For this exercise, repeat all of the material verbatim apart from its images.
━━━━━ INFORMATION PROVIDED ━━━━━
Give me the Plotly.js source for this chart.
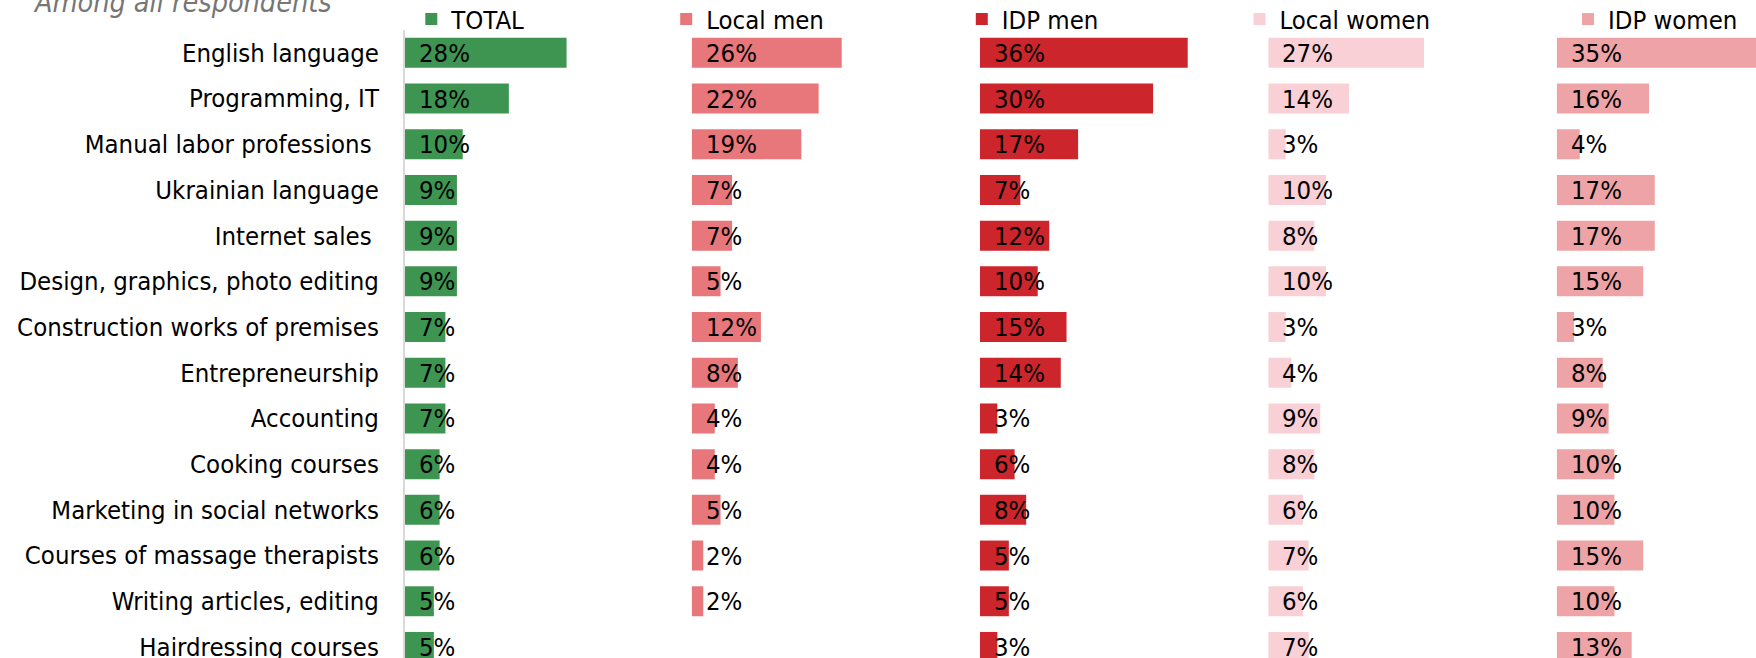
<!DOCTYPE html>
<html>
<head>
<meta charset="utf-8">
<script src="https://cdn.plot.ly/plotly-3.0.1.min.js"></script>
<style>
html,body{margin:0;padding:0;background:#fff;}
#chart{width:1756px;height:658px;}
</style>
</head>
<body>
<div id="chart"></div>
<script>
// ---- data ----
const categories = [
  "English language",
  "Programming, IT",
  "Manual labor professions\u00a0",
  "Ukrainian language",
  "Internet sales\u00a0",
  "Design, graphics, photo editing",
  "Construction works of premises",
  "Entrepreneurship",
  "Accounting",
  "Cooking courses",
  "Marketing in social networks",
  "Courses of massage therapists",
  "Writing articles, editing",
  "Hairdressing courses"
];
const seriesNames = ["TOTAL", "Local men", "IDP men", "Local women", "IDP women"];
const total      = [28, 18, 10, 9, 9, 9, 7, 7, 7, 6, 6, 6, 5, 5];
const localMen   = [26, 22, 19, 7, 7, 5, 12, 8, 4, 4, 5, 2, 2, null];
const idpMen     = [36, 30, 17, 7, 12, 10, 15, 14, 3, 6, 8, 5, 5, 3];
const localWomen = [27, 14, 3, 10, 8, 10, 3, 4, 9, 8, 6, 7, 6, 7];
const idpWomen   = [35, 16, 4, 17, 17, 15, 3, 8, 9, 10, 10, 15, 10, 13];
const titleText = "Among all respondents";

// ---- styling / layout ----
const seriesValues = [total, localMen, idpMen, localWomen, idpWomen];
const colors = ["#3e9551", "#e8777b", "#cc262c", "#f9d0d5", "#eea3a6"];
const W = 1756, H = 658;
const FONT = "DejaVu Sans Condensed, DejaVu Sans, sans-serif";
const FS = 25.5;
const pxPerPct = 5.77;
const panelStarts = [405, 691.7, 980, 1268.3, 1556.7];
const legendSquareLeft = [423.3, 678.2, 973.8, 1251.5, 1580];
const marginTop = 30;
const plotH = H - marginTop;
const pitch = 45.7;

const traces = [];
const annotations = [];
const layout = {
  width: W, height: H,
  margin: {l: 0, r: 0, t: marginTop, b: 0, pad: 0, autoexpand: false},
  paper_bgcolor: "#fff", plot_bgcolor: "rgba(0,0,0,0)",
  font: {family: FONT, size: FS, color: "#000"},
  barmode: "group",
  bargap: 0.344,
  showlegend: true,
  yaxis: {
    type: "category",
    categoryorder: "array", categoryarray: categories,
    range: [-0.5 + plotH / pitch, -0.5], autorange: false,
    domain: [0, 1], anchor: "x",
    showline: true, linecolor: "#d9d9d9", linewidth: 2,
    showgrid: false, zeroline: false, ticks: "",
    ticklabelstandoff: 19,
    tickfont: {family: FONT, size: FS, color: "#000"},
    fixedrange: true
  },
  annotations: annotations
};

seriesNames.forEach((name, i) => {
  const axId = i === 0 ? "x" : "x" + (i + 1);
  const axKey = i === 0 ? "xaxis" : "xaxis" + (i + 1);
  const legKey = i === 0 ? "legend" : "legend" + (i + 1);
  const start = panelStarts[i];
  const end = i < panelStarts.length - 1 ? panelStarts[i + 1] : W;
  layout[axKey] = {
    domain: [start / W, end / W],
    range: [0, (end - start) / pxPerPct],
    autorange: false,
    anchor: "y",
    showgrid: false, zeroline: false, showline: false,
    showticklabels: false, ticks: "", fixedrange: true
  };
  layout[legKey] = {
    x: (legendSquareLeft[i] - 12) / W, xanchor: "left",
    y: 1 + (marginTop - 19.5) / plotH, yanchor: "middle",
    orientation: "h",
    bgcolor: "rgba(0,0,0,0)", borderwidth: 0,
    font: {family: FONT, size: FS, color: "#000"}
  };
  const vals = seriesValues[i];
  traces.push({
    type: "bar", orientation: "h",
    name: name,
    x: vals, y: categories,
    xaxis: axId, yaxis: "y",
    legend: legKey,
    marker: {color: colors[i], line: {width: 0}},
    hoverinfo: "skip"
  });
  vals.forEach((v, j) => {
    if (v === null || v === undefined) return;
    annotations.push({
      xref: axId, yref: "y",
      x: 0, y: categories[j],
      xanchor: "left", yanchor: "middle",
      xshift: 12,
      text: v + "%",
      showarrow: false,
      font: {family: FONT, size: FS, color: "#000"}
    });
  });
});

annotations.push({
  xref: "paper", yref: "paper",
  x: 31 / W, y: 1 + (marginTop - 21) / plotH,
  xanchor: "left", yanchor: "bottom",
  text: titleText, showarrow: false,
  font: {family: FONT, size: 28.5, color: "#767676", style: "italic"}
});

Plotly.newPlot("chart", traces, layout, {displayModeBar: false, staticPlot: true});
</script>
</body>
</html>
━━━━━
[SOLUTION TO THE PROBLEM]
Give me the Plotly.js source for this chart.
<!DOCTYPE html>
<html>
<head>
<meta charset="utf-8">
<script src="https://cdn.plot.ly/plotly-3.0.1.min.js"></script>
<style>
html,body{margin:0;padding:0;background:#fff;}
#chart{width:1756px;height:658px;}
</style>
</head>
<body>
<div id="chart"></div>
<script>
// ---- data ----
const categories = [
  "English language",
  "Programming, IT",
  "Manual labor professions\u00a0",
  "Ukrainian language",
  "Internet sales\u00a0",
  "Design, graphics, photo editing",
  "Construction works of premises",
  "Entrepreneurship",
  "Accounting",
  "Cooking courses",
  "Marketing in social networks",
  "Courses of massage therapists",
  "Writing articles, editing",
  "Hairdressing courses"
];
const seriesNames = ["TOTAL", "Local men", "IDP men", "Local women", "IDP women"];
const total      = [28, 18, 10, 9, 9, 9, 7, 7, 7, 6, 6, 6, 5, 5];
const localMen   = [26, 22, 19, 7, 7, 5, 12, 8, 4, 4, 5, 2, 2, null];
const idpMen     = [36, 30, 17, 7, 12, 10, 15, 14, 3, 6, 8, 5, 5, 3];
const localWomen = [27, 14, 3, 10, 8, 10, 3, 4, 9, 8, 6, 7, 6, 7];
const idpWomen   = [35, 16, 4, 17, 17, 15, 3, 8, 9, 10, 10, 15, 10, 13];
const titleText = "Among all respondents";

// ---- styling / layout ----
const seriesValues = [total, localMen, idpMen, localWomen, idpWomen];
const colors = ["#3e9551", "#e8777b", "#cc262c", "#f9d0d5", "#eea3a6"];
const W = 1756, H = 658;
const FONT = "DejaVu Sans Condensed, DejaVu Sans, sans-serif";
const FS = 25.5;
const pxPerPct = 5.77;
const panelStarts = [405, 691.7, 980, 1268.3, 1556.7];
const legendSquareLeft = [423.3, 678.2, 973.8, 1251.5, 1580];
const marginTop = 30;
const plotH = H - marginTop;
const pitch = 45.7;

const traces = [];
const annotations = [];
const layout = {
  width: W, height: H,
  margin: {l: 0, r: 0, t: marginTop, b: 0, pad: 0, autoexpand: false},
  paper_bgcolor: "#fff", plot_bgcolor: "rgba(0,0,0,0)",
  font: {family: FONT, size: FS, color: "#000"},
  barmode: "group",
  bargap: 0.344,
  showlegend: true,
  yaxis: {
    type: "category",
    categoryorder: "array", categoryarray: categories,
    range: [-0.5 + plotH / pitch, -0.5], autorange: false,
    domain: [0, 1], anchor: "x",
    showline: true, linecolor: "#d9d9d9", linewidth: 2,
    showgrid: false, zeroline: false, ticks: "",
    ticklabelstandoff: 19,
    tickfont: {family: FONT, size: FS, color: "#000"},
    fixedrange: true
  },
  annotations: annotations
};

seriesNames.forEach((name, i) => {
  const axId = i === 0 ? "x" : "x" + (i + 1);
  const axKey = i === 0 ? "xaxis" : "xaxis" + (i + 1);
  const legKey = i === 0 ? "legend" : "legend" + (i + 1);
  const start = panelStarts[i];
  const end = i < panelStarts.length - 1 ? panelStarts[i + 1] : W;
  layout[axKey] = {
    domain: [start / W, end / W],
    range: [0, (end - start) / pxPerPct],
    autorange: false,
    anchor: "y",
    showgrid: false, zeroline: false, showline: false,
    showticklabels: false, ticks: "", fixedrange: true
  };
  layout[legKey] = {
    x: (legendSquareLeft[i] - 12) / W, xanchor: "left",
    y: 1 + (marginTop - 19.5) / plotH, yanchor: "middle",
    orientation: "h",
    bgcolor: "rgba(0,0,0,0)", borderwidth: 0,
    font: {family: FONT, size: FS, color: "#000"}
  };
  const vals = seriesValues[i];
  traces.push({
    type: "bar", orientation: "h",
    name: name,
    x: vals, y: categories,
    xaxis: axId, yaxis: "y",
    legend: legKey,
    marker: {color: colors[i], line: {width: 0}},
    hoverinfo: "skip"
  });
  vals.forEach((v, j) => {
    if (v === null || v === undefined) return;
    annotations.push({
      xref: axId, yref: "y",
      x: 0, y: categories[j],
      xanchor: "left", yanchor: "middle",
      xshift: 12,
      text: v + "%",
      showarrow: false,
      font: {family: FONT, size: FS, color: "#000"}
    });
  });
});

annotations.push({
  xref: "paper", yref: "paper",
  x: 31 / W, y: 1 + (marginTop - 21) / plotH,
  xanchor: "left", yanchor: "bottom",
  text: titleText, showarrow: false,
  font: {family: FONT, size: 28.5, color: "#767676", style: "italic"}
});

Plotly.newPlot("chart", traces, layout, {displayModeBar: false, staticPlot: true});
</script>
</body>
</html>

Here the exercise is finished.